Une autre chose n'a pas été précisée par le ministre: si la journée des élèves diminue -peu-, leur temps de classe reste de 24 heures, et le temps de travail des enseignants ne bouge pas. Ce temps hors élèves représente 3 heures pas semaine, 108 heures dans l'année, et était jusqu'à présent réparti entre cette abomination d'Aide Personnalisée, temps de formation (animations dites "pédagogiques", ah ah ah) et réunions diverses (Conseils d'école, de maîtres, de cycles...). Qu'en sera-t-il désormais? Car si les réunions se faisaient surtout en soirée, la teneur de l'APC qui remplace l'AP est à la merci des DASEN et des IEN (reportez-vous à mon billet précédent pour le bonheur des sigles de ce ministère) qui semblent pour l'instant fort dubitatifs face à l'absence totale de précision du texte de M. Peillon, et les animations pédagogiques avaient lieu le mercredi matin. Ces temps de formation devront-ils être exercés le mercredi après-midi? Quel bonheur, je m'en réjouis d'avance.
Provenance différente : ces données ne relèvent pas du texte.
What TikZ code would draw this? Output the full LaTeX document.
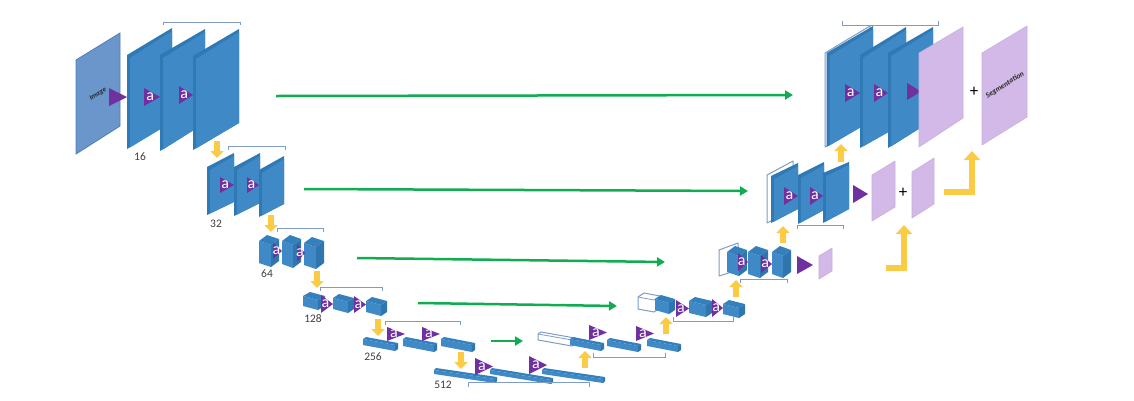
\documentclass[tikz,border=0pt]{standalone}
\usepackage{fontspec}
\setmainfont{Carlito}
\usetikzlibrary{arrows.meta}
\definecolor{pdark}{HTML}{2F79B4}
\definecolor{pface}{HTML}{3E89C6}
\definecolor{ptop}{HTML}{3380BD}
\definecolor{pside}{HTML}{2F76AF}
\definecolor{imgblue}{HTML}{6A96CB}
\definecolor{imgedge}{HTML}{4E7FB6}
\definecolor{lilac}{HTML}{D2B9E8}
\definecolor{lilacedge}{HTML}{C6AEDF}
\definecolor{violet2}{HTML}{7030A0}
\definecolor{brack}{HTML}{7F9CC9}
\definecolor{ygold}{HTML}{FCCB45}
\definecolor{gline}{HTML}{10AC50}
\tikzset{
  bracketline/.style={draw=brack,line width=1pt},
  goarrow/.style={draw=gline,line width=2.5pt,-{Triangle[length=8pt,width=9pt]}},
  yarrow/.style={draw=ygold,line width=6pt,-{Triangle[length=7pt,width=13pt]}},
  yelbow/.style={draw=ygold,line width=6pt,miter limit=10,-{Triangle[length=9pt,width=16pt]}},
  alabel/.style={text=white,font=\fontsize{16}{16}\selectfont,inner sep=0pt},
  numlabel/.style={text=black!75,font=\fontsize{11.5}{12}\selectfont,inner sep=0pt},
  pluslabel/.style={text=black,font=\fontsize{17}{17}\selectfont,inner sep=0pt},
  lilacplate/.style={fill=lilac,draw=lilacedge,line width=0.6pt,line join=round},
  hollow/.style={fill=white,draw=brack,line width=1pt,line join=round},
  solidtri/.style={fill=violet2},
}
% plate: xl, y top left, xr, y top right, y bottom right, y bottom left
\newcommand\plate[6]{%
  \fill[pdark,line join=round] (#1,#2) -- (#3,#4) -- (#3,#5) -- (#1,#6) -- cycle;
  \fill[pface] ({#1+3},{#2+3}) -- (#3,{#4+3}) -- (#3,#5) -- ({#1+3},{#6-1.5}) -- cycle;
}
\newcommand\lilacp[6]{\path[lilacplate] (#1,#2) -- (#3,#4) -- (#3,#5) -- (#1,#6) -- cycle;}
\newcommand\hollowp[6]{\path[hollow] (#1,#2) -- (#3,#4) -- (#3,#5) -- (#1,#6) -- cycle;}
% cube: xl, yt, xr, yb, slope, dx, dy
\newcommand\cube[7]{%
  \fill[pface] (#1,{#2+#7}) -- ({#3-#6},{#2+#7+#5}) -- ({#3-#6},#4) -- (#1,{#4-#5}) -- cycle;
  \fill[ptop] (#1,{#2+#7}) -- ({#1+#6},#2) -- (#3,{#2+#5}) -- ({#3-#6},{#2+#7+#5}) -- cycle;
  \fill[pside] ({#3-#6},{#2+#7+#5}) -- (#3,{#2+#5}) -- (#3,{#4-#7}) -- ({#3-#6},#4) -- cycle;
}
\newcommand\hollowc[7]{%
  \path[hollow] (#1,{#2+#7}) -- ({#1+#6},#2) -- (#3,{#2+#5}) -- (#3,{#4-#7}) -- ({#3-#6},#4) -- (#1,{#4-#5}) -- cycle;
  \draw[brack,line width=0.8pt] (#1,{#2+#7}) -- ({#3-#6},{#2+#7+#5}) -- (#3,{#2+#5});
}
% triangle with letter: name, x, y top, y bottom, x tip
\newcommand\atri[5]{%
  \fill[violet2] (#2,#3) -- (#2,#4) -- (#5,{(#3+#4)/2}) -- cycle;
  \node[alabel] (#1) at ({#2+(#5-#2)*0.38},{(#3+#4)/2}) {a};
}
\newcommand\btri[4]{\fill[violet2] (#1,#2) -- (#1,#3) -- (#4,{(#2+#3)/2}) -- cycle;}
\newcommand\brk[4]{\draw[bracketline] (#1,#3) -- (#1,#2) -- (#4,#2) -- (#4,#3);}
\begin{document}
\begin{tikzpicture}[x=1pt,y=-1pt]
\useasboundingbox[fill=white] (0,0) rectangle (1134,400);

% ---- encoder level 16
\path[fill=imgblue,draw=imgedge,line width=0.8pt] (76,60) -- (120,33) -- (120,126) -- (76,154) -- cycle;
\node[rotate=32,inner sep=0pt,text=black!85,font=\fontsize{7}{7}\selectfont\bfseries\itshape] (imgtxt) at (98,94) {Image};
\plate{127}{55}{172}{28}{122}{149}
\plate{160}{55}{205}{29}{123}{151}
\plate{193}{56}{239}{29}{123}{150}
\btri{109}{88}{106}{127}
\atri{a1}{144}{88}{106}{160}
\atri{a2}{179}{86}{104}{193}
\brk{163}{22}{25}{240}
\node[numlabel] (n16) at (140,157) {16};

% ---- level 32
\plate{207}{167}{234}{153}{202}{215}
\plate{234}{167}{260}{153}{203}{216}
\plate{259}{170}{284}{156}{204}{217}
\atri{a3}{220}{177}{193}{234}
\atri{a4}{247}{177}{193}{259}
\brk{228}{146}{150}{285}
\node[numlabel] (n32) at (216,224) {32};

% ---- level 64
\cube{259}{235}{279}{267}{4}{8}{6}
\cube{282}{235}{301}{268}{4}{8}{6}
\cube{304}{237}{324}{269}{4}{8}{6}
\atri{a5}{273}{243}{259}{282}
\atri{a6}{297}{244}{262}{305}
\brk{277}{228}{232}{323}
\node[numlabel] (n64) at (267,274) {64};

% ---- level 128
\cube{303}{292}{325}{310}{4}{7}{4}
\cube{333}{294}{354}{313}{4}{6}{4}
\cube{366}{297}{387}{316}{4}{6}{4}
\atri{a7}{321}{295}{313}{333}
\atri{a8}{354}{296}{313}{366}
\brk{320}{287}{291}{382}
\node[numlabel] (n128) at (313,319) {128};

% ---- level 256
\cube{363}{337}{398}{351}{6}{3}{2}
\cube{403}{337}{437}{352}{6}{3}{2}
\cube{441}{337}{475}{352}{6}{3}{2}
\atri{a9}{387}{327}{341}{405}
\atri{a10}{422}{327}{341}{440}
\brk{385}{321}{325}{460}
\node[numlabel] (n256) at (373,357) {256};

% ---- level 512
\cube{434}{368}{497}{383}{9}{2}{2}
\cube{490}{368}{553}{384}{10}{2}{2}
\cube{542}{368}{605}{383}{9}{2}{2}
\atri{a11}{475}{358}{375}{493}
\atri{a12}{529}{356}{374}{547}
\brk{468}{382}{387}{589}
\node[numlabel] (n512) at (443,385) {512};

% ---- decoder 256
\hollowc{538}{332}{575}{346}{6}{3}{2}
\cube{570}{337}{604}{351}{6}{3}{2}
\cube{607}{338}{641}{352}{6}{3}{2}
\cube{647}{338}{681}{352}{6}{3}{2}
\atri{a13}{589}{325}{340}{607}
\atri{a14}{636}{326}{341}{654}
\brk{593}{357}{353}{665}

% ---- decoder 128
\hollowc{638}{293}{660}{312}{3}{6}{4}
\cube{655}{295}{675}{314}{4}{6}{4}
\cube{689}{297}{712}{317}{4}{6}{4}
\cube{723}{300}{745}{318}{4}{6}{4}
\atri{a15}{676}{300}{317}{689}
\atri{a16}{712}{299}{317}{723}
\brk{673}{321}{317}{733}

% ---- decoder 64
\hollowp{719}{250}{738}{243}{270}{276}
\cube{727}{246}{747}{276}{4}{8}{6}
\cube{748}{246}{768}{278}{4}{8}{6}
\cube{772}{246}{791}{278}{4}{8}{6}
\atri{a17}{738}{253}{271}{748}
\atri{a18}{761}{255}{273}{772}
\brk{740}{279}{283}{787}
\btri{797}{256}{274}{813}
\lilacp{819}{256}{832}{248}{271}{279}

% ---- decoder 32
\hollowp{767}{175}{793}{161}{209}{223}
\plate{771}{176}{798}{163}{209}{223}
\plate{798}{175}{824}{162}{210}{224}
\plate{823}{173}{849}{162}{209}{223}
\atri{a19}{784}{187}{205}{798}
\atri{a20}{810}{187}{205}{823}
\brk{797}{225}{229}{843}
\btri{853}{185}{203}{868}
\lilacp{872}{175}{895}{161}{207}{221}
\node[pluslabel] (plus1) at (903,193) {+};
\lilacp{912}{172}{934}{158}{204}{218}

% ---- decoder 16
\hollowp{825}{53}{870}{26}{120}{147}
\plate{826.5}{53}{873}{26}{120}{147}
\plate{860}{55}{906}{27}{122}{148}
\plate{888}{53}{933}{27}{120}{148}
\atri{a21}{845}{84}{102}{860}
\atri{a22}{874}{84}{102}{888}
\btri{907}{83}{100}{921}
\lilacp{919}{53}{963}{27}{118}{147}
\brk{842}{25}{21}{938}
\node[pluslabel] (plus2) at (974,92) {+};
\lilacp{982}{53}{1027}{26}{117}{145}
\node[rotate=32,inner sep=0pt,text=black!85,font=\fontsize{7.5}{8}\selectfont\bfseries\itshape] (segtxt) at (1005,85) {Segmentation};

% ---- connector end points
\coordinate (g1s) at (276,96); \coordinate (g1e) at (793,95);
\coordinate (g2s) at (304,189); \coordinate (g2e) at (748,191);
\coordinate (g3s) at (357,258); \coordinate (g3e) at (665,262);
\coordinate (g4s) at (418,303); \coordinate (g4e) at (617,306);
\coordinate (g5s) at (491,341); \coordinate (g5e) at (523,341);
\coordinate (d1s) at (217,141); \coordinate (d1e) at (217,158);
\coordinate (d2s) at (271,215); \coordinate (d2e) at (271,232);
\coordinate (d3s) at (317,271); \coordinate (d3e) at (317,288);
\coordinate (d4s) at (378,319); \coordinate (d4e) at (378,336);
\coordinate (d5s) at (461,352); \coordinate (d5e) at (461,369);
\coordinate (u1s) at (585,368); \coordinate (u1e) at (585,351);
\coordinate (u2s) at (666,334); \coordinate (u2e) at (666,317);
\coordinate (u3s) at (736,297); \coordinate (u3e) at (736,280);
\coordinate (u4s) at (783,243); \coordinate (u4e) at (783,226);
\coordinate (u5s) at (841,162); \coordinate (u5e) at (841,144);
\coordinate (e1s) at (886,268); \coordinate (e1m) at (904,268); \coordinate (e1e) at (904,225);
\coordinate (e2s) at (944,192); \coordinate (e2m) at (972,192); \coordinate (e2e) at (972,151);

\draw[goarrow] (g1s) -- (g1e);
\draw[goarrow] (g2s) -- (g2e);
\draw[goarrow] (g3s) -- (g3e);
\draw[goarrow] (g4s) -- (g4e);
\draw[goarrow] (g5s) -- (g5e);
\draw[yarrow] (d1s) -- (d1e);
\draw[yarrow] (d2s) -- (d2e);
\draw[yarrow] (d3s) -- (d3e);
\draw[yarrow] (d4s) -- (d4e);
\draw[yarrow] (d5s) -- (d5e);
\draw[yarrow] (u1s) -- (u1e);
\draw[yarrow] (u2s) -- (u2e);
\draw[yarrow] (u3s) -- (u3e);
\draw[yarrow] (u4s) -- (u4e);
\draw[yarrow] (u5s) -- (u5e);
\draw[yelbow] (e1s) -- (e1m) -- (e1e);
\draw[yelbow] (e2s) -- (e2m) -- (e2e);
\end{tikzpicture}
\end{document}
Une chose est sûre: l'intérêt des écoles passera en dernier. Je réclame à cor et à cri depuis longtemps une indépendance affirmée des écoles quant à leurs choix et projets pédagogiques, le ministre avec ce décret nous en éloigne à grands pas. D'autant que les décisions qui doivent rapidement être prises le seront soit par les municipalités (on peut garder l'espoir que certaines d'entre elles demanderont l'avis des enseignants qui exercent dans leur commune, ce qui n'est d'ores et déjà pas le cas dans les "grandes" villes) soit par l'administration de l’Éducation nationale. Et il est fort à craindre que nous autres directeurs et directrices d'école nous retrouverons avec moult nouveaux jolis tableaux à remplir, émanations énergivores et chronophages d'une administration bureaucratisée à l'extrême, afin de préciser pour notre hiérarchie qui fait quoi quand comment, sans oublier bien sûr compte-rendus et autres procès-verbaux. Les directeurs d'école qui ne touchent déjà plus terre finiront certainement par s'envoler avec la paperasse.